Global Crossing's worldwide fiber-optic network is in the middle of this revolution, providing the foundation on which this universe is being built. Now, with the creation of its Media and Entertainment Division, Global Crossing will also take the lead in providing the industry critical value-added services for the digital age.
Global Crossing Media and Entertainment: Finally, the Future is Now
It's the 21st century and we're in the middle of a sea change. We know the future is digital: it’s interactive, it’s bandwidth-intensive, it’s user-customized.
And it’s coming fast.
Signs of the times:
FCC mandate for digital broadcasting by 2006
Similar mandates and initiatives around the world: for example Japan, Canada, Europe, and Latin America
Growth of fiber transmission of uncompressed high definition and standard television signals to digital networks
Increased integration of content between television and the Web (an estimated 50% of all websites will have streaming media components by the end of 2001)
Faster than expected rise in popularity of DVD technology among consumers
Proliferation of broadband and declining cost of fiber connectivity and storage
Firsts tests of digital transmission of feature films directly to theaters
Despite these indisputable trends, there are many unknowns. How quickly will the media and entertainment industry need to change? Probably more quickly than we anticipate. Where will the greatest future demands for digital services be? Perhaps in segments that barely exist today. Where will the greatest revenue opportunities be? We can only make educated guesses.
The one constant in this universe is that content is gold. And when that content -- the film, video and music libraries that are the foundation of the media and entertainment business – becomes "digital assets," content providers must radically rethink their business models to reflect that new reality. There are two key drivers for change in the business and revenue side of the industry:
The reality that successful companies must collaborate with complementary service providers to stay on the leading edge of digitization
The need for alliances with true partners and collaborators, not just suppliers
Global Crossing is poised to become just such a partner to the media and entertainment industry. Much more than a traditional service provider, Global Crossing has made it a point to understand the concerns of the M&E industry in the digital age. In response, it has created its Media and Entertainment division specifically to build an Extranet for the industry.
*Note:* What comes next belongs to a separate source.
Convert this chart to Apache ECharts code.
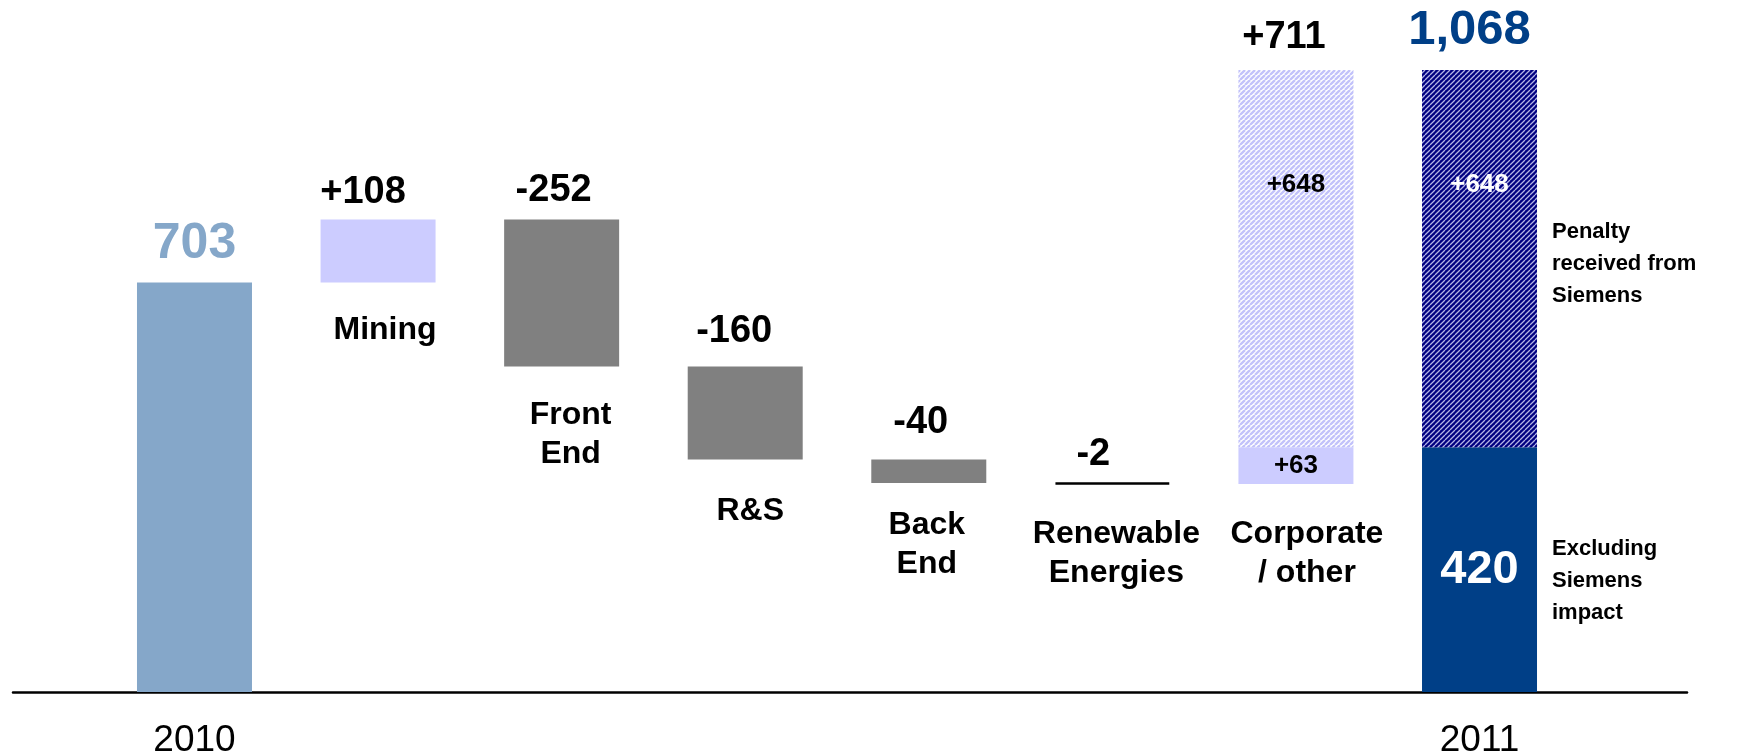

What It Means To Be “On-Net” A virtual community of industry-leading companies operating over a secure shared infrastructure, the Media and Entertainment Extranet will offer a complete package of dedicated M&E-specific services, with Global Crossing’s core fiber network as its cornerstone. For the industry, it will mean realizing the same benefits that would normally be afforded by a private network along with greater quality of service, security, reliability, and scalability – at a much lower cost. The Extranet provides a customizable, seamless, fully managed end-to-end communications platform to facilitate content sharing within the media and entertainment sphere while protecting the exclusivity of the data speeding through the network of fiber, routers and servers. Fast, reliable, secure and cost-efficient – and tailored to the needs of media and entertainment companies.
Extranet Components: The Media Exchange
The Media Exchange segment of the Media and Entertainment Extranet is designed to address the pressing concerns facing content providers as they expand their digital operations:
Movement of existing non-digital assets to the digital universe
Protection against piracy: securing content during both delivery and storage
Integration of programming, distribution, and billing needs
On-demand delivery protocols-- enabling customers to self-select and access high quality, multimedia content anytime, anywhere
To address these issues, the Media Exchange provides clients with access to a range of applications, customizable as needed, including these basic components:
Encoding/Encryption
Security: firewall, sniffer, watermarking
Digital Asset Management: database, search, indexing, cataloging
Production: editing, duplication, special effects
Transaction Engines: tracking, billing, etc.
More than that, the Media Exchange provides its clients with the expertise and collaboration of the Global Crossing Media and Entertainment management team: a team with substantial M&E industry experience as well as telecommunications expertise; a team with a global orientation, including in-depth knowledge of local concerns; and a team engaged in on-going dialogue with key personnel at every level of the M&E industry.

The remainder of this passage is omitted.